Scalable Scientific Data Management and Mining
Abstract
Management, storage, efficient access and analysis of 100's of GBs to 100's of TBs of data, that is likely to be generated and/or used in various phases of large-scale scientific experiments and simulations is a challenging tasks. Current data management and analysis techniques do not measure up to the challenges posed by such requirements in terms of performance, scalability, ease of use and interfaces. Tera-scale computing requires newer models and approaches to solving the problems in storing, retrieving, managing, sharing, visualizing, organizing and analyzing data at such a massive scale.
In this talk we will describe the research and development work being performed at Northwestern University to address the above problems. In particular, we will describe the architecture and implementation of a metadata management system which allows the user to store, analyze and use access patterns, relationships amongst data sets, data analysis and I/O optimizations for scientific applications. We will describe the use of automatic I/O optimization techniques that can be incorporated into applications in a seamless fashion. We will also briefly present data mining techniques and on-line parallel data mining for processing results from scientific simulations.
Bio of the Speaker
Alok Choudhary is currently professor in the Electrical and Computer Engineering Department and The Kellogg School of Management at Northwestern University since September. From 1989 to 1996 he was an a faculty in the ECE department at Syracuse University. Alok Choudhary received his Ph.D. from University of Illinois, Urbana-Champaign, in Electrical and Computer Engineering, in 1989 and an M.S. from University of Massachusetts, Amherst, in 1986.

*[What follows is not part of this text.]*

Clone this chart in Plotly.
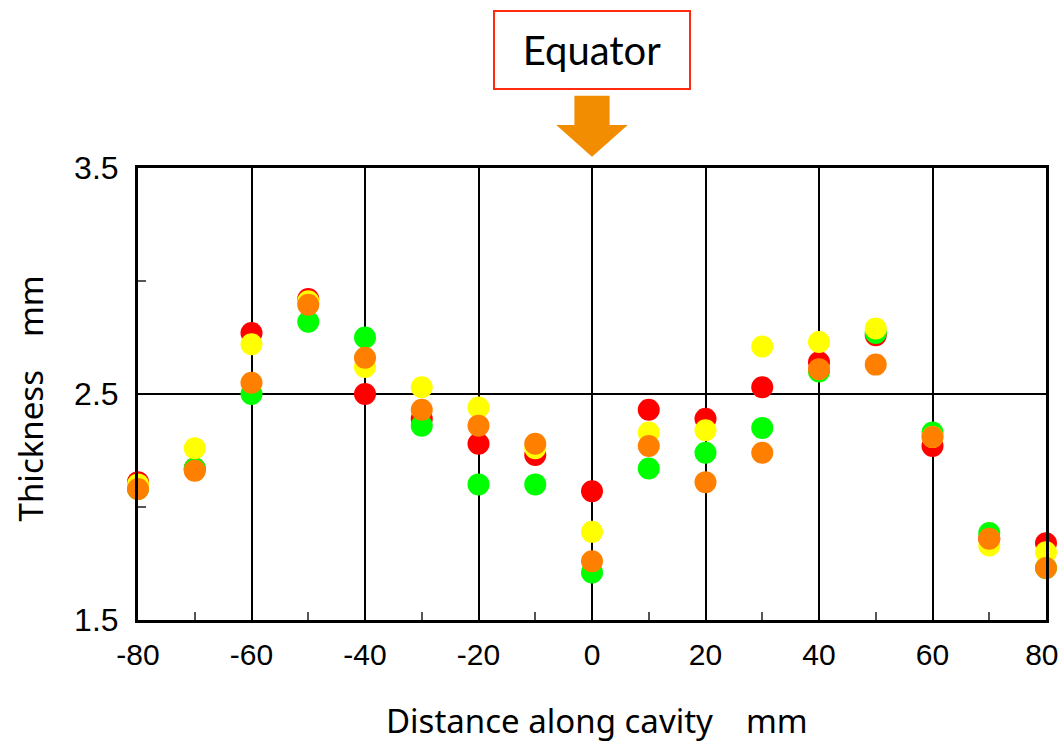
import plotly.graph_objects as go

distance = [-80, -70, -60, -50, -40, -30, -20, -10, 0, 10, 20, 30, 40, 50, 60, 70, 80]

thick_red = [2.11, 2.17, 2.77, 2.92, 2.50, 2.39, 2.28, 2.23, 2.07, 2.43, 2.39, 2.53, 2.64, 2.76, 2.27, 1.86, 1.84]
thick_green = [2.08, 2.17, 2.50, 2.82, 2.75, 2.36, 2.10, 2.10, 1.71, 2.17, 2.24, 2.35, 2.60, 2.77, 2.33, 1.885, 1.73]
thick_yellow = [2.10, 2.26, 2.72, 2.91, 2.62, 2.53, 2.44, 2.26, 1.89, 2.33, 2.34, 2.71, 2.73, 2.79, 2.31, 1.83, 1.80]
thick_orange = [2.08, 2.16, 2.55, 2.895, 2.66, 2.43, 2.36, 2.28, 1.76, 2.27, 2.11, 2.24, 2.61, 2.63, 2.31, 1.86, 1.73]

x_ticks = [-80, -60, -40, -20, 0, 20, 40, 60, 80]
x_ticklabels = ["-80", "-60", "-40", "-20", "0", "20", "40", "60", "80\u00a0"]
y_ticks = [1.5, 2.5, 3.5]
y_ticklabels = ["1.5", "2.5", "3.5"]

series = [
    ("red", thick_red, "#FF0000"),
    ("green", thick_green, "#00FF00"),
    ("yellow", thick_yellow, "#FFFF00"),
    ("orange", thick_orange, "#FF8000"),
]

fig = go.Figure()
for name, vals, col in series:
    fig.add_trace(go.Scatter(
        x=distance, y=vals, mode="markers", name=name,
        marker=dict(size=22, color=col, line=dict(width=0)),
        cliponaxis=False, showlegend=False,
    ))

x_tick_font = dict(family="Liberation Sans, Arial, sans-serif", size=30, color="black")
y_tick_font = dict(family="Liberation Sans, Arial, sans-serif", size=32, color="black")
title_font = dict(family="Noto Sans, sans-serif", size=33, color="black")

fig.update_layout(
    width=1061, height=742,
    margin=dict(l=138, r=15, t=168, b=122, autoexpand=False),
    paper_bgcolor="white", plot_bgcolor="white",
    xaxis=dict(
        range=[-80, 80], tickmode="array", tickvals=x_ticks, ticktext=x_ticklabels,
        showgrid=True, gridcolor="black", gridwidth=1.5,
        showline=True, linecolor="black", linewidth=3, mirror=True,
        ticks="inside", ticklen=8, tickcolor="black", tickwidth=1.5,
        minor=dict(dtick=10, tick0=-80, ticks="inside", ticklen=8, tickcolor="#555", showgrid=False),
        tickfont=x_tick_font, zeroline=False, ticklabelstandoff=6,
        ticklabeloverflow="allow", automargin=False,
    ),
    yaxis=dict(
        range=[1.5, 3.5], tickmode="array", tickvals=y_ticks, ticktext=y_ticklabels,
        showgrid=True, gridcolor="black", gridwidth=1.5,
        showline=True, linecolor="black", linewidth=3, mirror=True,
        ticks="inside", ticklen=8, tickcolor="black", tickwidth=1.5,
        minor=dict(dtick=0.5, tick0=1.5, ticks="inside", ticklen=8, tickcolor="#555", showgrid=False),
        tickfont=y_tick_font, zeroline=False, ticklabelstandoff=10, automargin=False,
    ),
)

fig.add_annotation(
    text="Distance along cavity\u3000mm", xref="paper", yref="paper",
    x=0.505, y=-0.222, xanchor="center", yanchor="middle", showarrow=False,
    font=title_font,
)
fig.add_annotation(
    text="Thickness\u3000mm", xref="paper", yref="paper",
    x=-0.118, y=0.49, xanchor="center", yanchor="middle", showarrow=False,
    textangle=-90, font=title_font,
)
fig.add_annotation(
    text="Equator", xref="x", yref="paper", x=0, y=1.262,
    xanchor="center", yanchor="middle", showarrow=False,
    width=192, height=74, bgcolor="white", bordercolor="#FF2A10", borderwidth=2,
    font=dict(family="Lato, Open Sans, sans-serif", size=40, color="black"),
)
fig.add_shape(
    type="path", xref="x", yref="paper",
    path="M -3.1 1.160 L 3.1 1.160 L 3.1 1.095 L 6.3 1.095 L 0 1.025 L -6.3 1.095 L -3.1 1.095 Z",
    fillcolor="#F28C00", line=dict(width=0), layer="above",
)

fig.write_html("out.html", config={"displayModeBar": False},
               post_script="document.body.style.margin='0';document.body.style.overflow='hidden';document.documentElement.style.overflow='hidden';")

He received the National Science Foundation's Young Investigator Award in 1993, an IEEE Engineering Foundation award and an IBM Faculty Development award. His main research interests are in high-performance computing and communication systems and their applications in many domains including information processing (e.g., data mining) and scientific computing (e.g., scientific discoveries). In particular, his interests lie in the design and evaluation of architectures and software systems (from system software such as runtime systems to compilers), high-performance servers, high-performance databases and input-output. He has published more than 250 papers in various journals and conferences in the above areas. He has also written a book and several book chapters on the above topics.